§ Work instructions:
Write out the opening lines of the data word for word, up to and including the line with "mode6, mode7, mode8];", and leave every picture and every later line out.

··· Collected material

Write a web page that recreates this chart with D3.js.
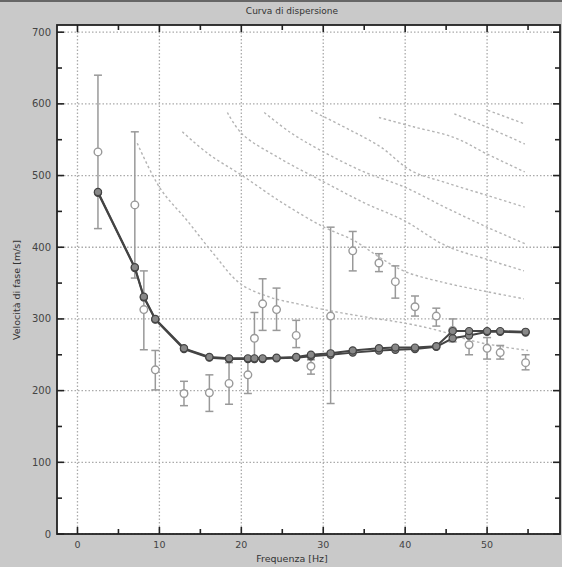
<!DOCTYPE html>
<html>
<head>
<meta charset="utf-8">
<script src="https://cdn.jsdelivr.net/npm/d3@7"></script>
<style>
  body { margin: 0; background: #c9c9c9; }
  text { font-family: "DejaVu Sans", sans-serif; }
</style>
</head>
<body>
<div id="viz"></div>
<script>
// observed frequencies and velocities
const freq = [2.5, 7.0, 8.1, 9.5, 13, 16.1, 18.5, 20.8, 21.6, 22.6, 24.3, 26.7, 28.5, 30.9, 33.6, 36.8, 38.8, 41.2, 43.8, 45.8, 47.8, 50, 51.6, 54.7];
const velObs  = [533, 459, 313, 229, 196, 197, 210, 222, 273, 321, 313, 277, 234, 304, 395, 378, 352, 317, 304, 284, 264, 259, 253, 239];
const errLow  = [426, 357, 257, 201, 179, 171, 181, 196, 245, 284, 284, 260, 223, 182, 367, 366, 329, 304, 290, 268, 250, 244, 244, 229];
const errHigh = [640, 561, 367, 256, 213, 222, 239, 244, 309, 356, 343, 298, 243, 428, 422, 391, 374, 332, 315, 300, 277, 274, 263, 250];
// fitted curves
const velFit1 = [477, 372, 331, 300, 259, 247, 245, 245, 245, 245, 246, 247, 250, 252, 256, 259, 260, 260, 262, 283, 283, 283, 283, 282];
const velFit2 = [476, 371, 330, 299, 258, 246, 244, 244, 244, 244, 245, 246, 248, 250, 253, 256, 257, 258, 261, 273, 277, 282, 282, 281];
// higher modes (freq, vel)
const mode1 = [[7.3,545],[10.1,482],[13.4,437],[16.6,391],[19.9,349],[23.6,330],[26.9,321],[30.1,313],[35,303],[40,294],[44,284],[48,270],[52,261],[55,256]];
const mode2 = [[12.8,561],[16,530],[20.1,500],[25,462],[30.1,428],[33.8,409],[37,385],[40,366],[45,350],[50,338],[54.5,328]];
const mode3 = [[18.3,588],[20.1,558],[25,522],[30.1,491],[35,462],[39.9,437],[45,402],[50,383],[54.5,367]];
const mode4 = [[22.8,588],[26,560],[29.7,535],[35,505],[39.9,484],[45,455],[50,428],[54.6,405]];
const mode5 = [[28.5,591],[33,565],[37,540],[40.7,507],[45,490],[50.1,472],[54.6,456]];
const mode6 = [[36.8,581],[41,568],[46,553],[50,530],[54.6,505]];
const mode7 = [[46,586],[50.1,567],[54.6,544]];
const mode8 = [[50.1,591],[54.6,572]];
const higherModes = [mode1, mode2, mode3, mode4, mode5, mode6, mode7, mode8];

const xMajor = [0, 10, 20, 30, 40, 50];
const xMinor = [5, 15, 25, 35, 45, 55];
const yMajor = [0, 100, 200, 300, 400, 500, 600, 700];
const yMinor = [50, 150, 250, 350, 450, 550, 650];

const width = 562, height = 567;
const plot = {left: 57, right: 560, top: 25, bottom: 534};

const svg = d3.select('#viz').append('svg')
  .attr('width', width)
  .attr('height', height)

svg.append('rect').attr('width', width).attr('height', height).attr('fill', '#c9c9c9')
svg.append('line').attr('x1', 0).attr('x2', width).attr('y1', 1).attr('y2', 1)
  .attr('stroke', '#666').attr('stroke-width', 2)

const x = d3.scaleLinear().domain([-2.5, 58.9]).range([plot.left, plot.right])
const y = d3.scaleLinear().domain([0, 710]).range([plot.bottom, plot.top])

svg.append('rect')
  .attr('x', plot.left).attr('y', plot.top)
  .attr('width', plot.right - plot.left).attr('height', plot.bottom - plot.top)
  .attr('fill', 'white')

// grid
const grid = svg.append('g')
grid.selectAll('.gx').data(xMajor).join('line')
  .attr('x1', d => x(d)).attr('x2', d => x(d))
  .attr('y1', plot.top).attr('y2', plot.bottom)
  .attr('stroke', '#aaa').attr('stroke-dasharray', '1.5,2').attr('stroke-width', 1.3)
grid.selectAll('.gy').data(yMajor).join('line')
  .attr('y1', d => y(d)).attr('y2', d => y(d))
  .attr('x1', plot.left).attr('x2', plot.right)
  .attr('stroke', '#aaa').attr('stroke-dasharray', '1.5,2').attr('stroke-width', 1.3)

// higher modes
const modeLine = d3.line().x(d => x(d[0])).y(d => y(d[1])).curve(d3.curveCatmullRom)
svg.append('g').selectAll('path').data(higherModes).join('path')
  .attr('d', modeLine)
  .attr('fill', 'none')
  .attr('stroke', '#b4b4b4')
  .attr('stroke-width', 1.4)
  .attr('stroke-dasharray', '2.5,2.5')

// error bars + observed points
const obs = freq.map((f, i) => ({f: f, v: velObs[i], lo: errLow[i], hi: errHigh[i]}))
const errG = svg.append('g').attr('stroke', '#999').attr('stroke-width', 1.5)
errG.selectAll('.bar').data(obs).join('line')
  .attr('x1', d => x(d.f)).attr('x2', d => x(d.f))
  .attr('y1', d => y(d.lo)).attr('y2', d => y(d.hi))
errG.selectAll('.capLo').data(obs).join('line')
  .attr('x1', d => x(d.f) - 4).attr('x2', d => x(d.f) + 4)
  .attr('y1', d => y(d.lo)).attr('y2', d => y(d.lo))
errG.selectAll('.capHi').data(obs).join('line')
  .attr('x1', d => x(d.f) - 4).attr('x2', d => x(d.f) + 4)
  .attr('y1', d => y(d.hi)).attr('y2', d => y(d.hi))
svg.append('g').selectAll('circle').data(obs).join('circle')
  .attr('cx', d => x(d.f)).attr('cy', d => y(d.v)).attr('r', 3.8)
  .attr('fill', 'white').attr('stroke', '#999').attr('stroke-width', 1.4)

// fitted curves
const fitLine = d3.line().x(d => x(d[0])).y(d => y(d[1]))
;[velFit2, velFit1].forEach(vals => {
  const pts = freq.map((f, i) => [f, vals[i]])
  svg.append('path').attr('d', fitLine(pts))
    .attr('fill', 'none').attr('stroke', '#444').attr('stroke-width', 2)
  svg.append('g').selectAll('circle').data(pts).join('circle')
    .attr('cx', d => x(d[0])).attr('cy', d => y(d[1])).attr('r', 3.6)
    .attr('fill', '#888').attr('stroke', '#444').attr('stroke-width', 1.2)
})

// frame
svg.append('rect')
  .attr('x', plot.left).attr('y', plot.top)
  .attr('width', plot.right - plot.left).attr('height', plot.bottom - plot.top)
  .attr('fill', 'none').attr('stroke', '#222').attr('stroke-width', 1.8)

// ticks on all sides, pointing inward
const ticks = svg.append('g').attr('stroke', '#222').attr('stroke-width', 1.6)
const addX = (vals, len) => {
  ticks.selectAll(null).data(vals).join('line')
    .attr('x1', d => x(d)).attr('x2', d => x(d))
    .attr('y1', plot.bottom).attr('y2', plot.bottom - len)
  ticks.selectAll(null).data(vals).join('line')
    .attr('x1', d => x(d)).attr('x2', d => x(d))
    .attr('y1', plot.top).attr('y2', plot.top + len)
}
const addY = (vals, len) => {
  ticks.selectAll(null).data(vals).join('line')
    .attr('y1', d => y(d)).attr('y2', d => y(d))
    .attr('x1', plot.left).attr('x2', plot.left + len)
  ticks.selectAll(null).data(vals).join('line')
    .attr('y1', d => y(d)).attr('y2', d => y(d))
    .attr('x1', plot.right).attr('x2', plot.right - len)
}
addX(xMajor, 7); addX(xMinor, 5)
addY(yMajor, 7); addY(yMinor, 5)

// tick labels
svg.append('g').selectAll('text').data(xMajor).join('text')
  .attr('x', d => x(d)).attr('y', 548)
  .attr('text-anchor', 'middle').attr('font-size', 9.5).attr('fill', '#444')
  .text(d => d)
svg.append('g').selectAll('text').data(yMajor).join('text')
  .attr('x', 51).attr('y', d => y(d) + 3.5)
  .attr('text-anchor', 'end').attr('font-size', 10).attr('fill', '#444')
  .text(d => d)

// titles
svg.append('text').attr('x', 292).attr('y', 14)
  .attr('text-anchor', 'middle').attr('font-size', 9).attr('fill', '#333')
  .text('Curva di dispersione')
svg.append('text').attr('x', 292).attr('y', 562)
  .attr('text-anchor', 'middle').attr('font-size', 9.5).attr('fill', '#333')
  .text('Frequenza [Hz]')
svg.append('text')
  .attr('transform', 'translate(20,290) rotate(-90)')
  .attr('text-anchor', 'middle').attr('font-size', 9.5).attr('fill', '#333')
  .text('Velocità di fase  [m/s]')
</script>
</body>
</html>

······

§ Answer to the exercise:
Write a web page that recreates this chart with D3.js.
<!DOCTYPE html>
<html>
<head>
<meta charset="utf-8">
<script src="https://cdn.jsdelivr.net/npm/d3@7"></script>
<style>
  body { margin: 0; background: #c9c9c9; }
  text { font-family: "DejaVu Sans", sans-serif; }
</style>
</head>
<body>
<div id="viz"></div>
<script>
// observed frequencies and velocities
const freq = [2.5, 7.0, 8.1, 9.5, 13, 16.1, 18.5, 20.8, 21.6, 22.6, 24.3, 26.7, 28.5, 30.9, 33.6, 36.8, 38.8, 41.2, 43.8, 45.8, 47.8, 50, 51.6, 54.7];
const velObs  = [533, 459, 313, 229, 196, 197, 210, 222, 273, 321, 313, 277, 234, 304, 395, 378, 352, 317, 304, 284, 264, 259, 253, 239];
const errLow  = [426, 357, 257, 201, 179, 171, 181, 196, 245, 284, 284, 260, 223, 182, 367, 366, 329, 304, 290, 268, 250, 244, 244, 229];
const errHigh = [640, 561, 367, 256, 213, 222, 239, 244, 309, 356, 343, 298, 243, 428, 422, 391, 374, 332, 315, 300, 277, 274, 263, 250];
// fitted curves
const velFit1 = [477, 372, 331, 300, 259, 247, 245, 245, 245, 245, 246, 247, 250, 252, 256, 259, 260, 260, 262, 283, 283, 283, 283, 282];
const velFit2 = [476, 371, 330, 299, 258, 246, 244, 244, 244, 244, 245, 246, 248, 250, 253, 256, 257, 258, 261, 273, 277, 282, 282, 281];
// higher modes (freq, vel)
const mode1 = [[7.3,545],[10.1,482],[13.4,437],[16.6,391],[19.9,349],[23.6,330],[26.9,321],[30.1,313],[35,303],[40,294],[44,284],[48,270],[52,261],[55,256]];
const mode2 = [[12.8,561],[16,530],[20.1,500],[25,462],[30.1,428],[33.8,409],[37,385],[40,366],[45,350],[50,338],[54.5,328]];
const mode3 = [[18.3,588],[20.1,558],[25,522],[30.1,491],[35,462],[39.9,437],[45,402],[50,383],[54.5,367]];
const mode4 = [[22.8,588],[26,560],[29.7,535],[35,505],[39.9,484],[45,455],[50,428],[54.6,405]];
const mode5 = [[28.5,591],[33,565],[37,540],[40.7,507],[45,490],[50.1,472],[54.6,456]];
const mode6 = [[36.8,581],[41,568],[46,553],[50,530],[54.6,505]];
const mode7 = [[46,586],[50.1,567],[54.6,544]];
const mode8 = [[50.1,591],[54.6,572]];
const higherModes = [mode1, mode2, mode3, mode4, mode5, mode6, mode7, mode8];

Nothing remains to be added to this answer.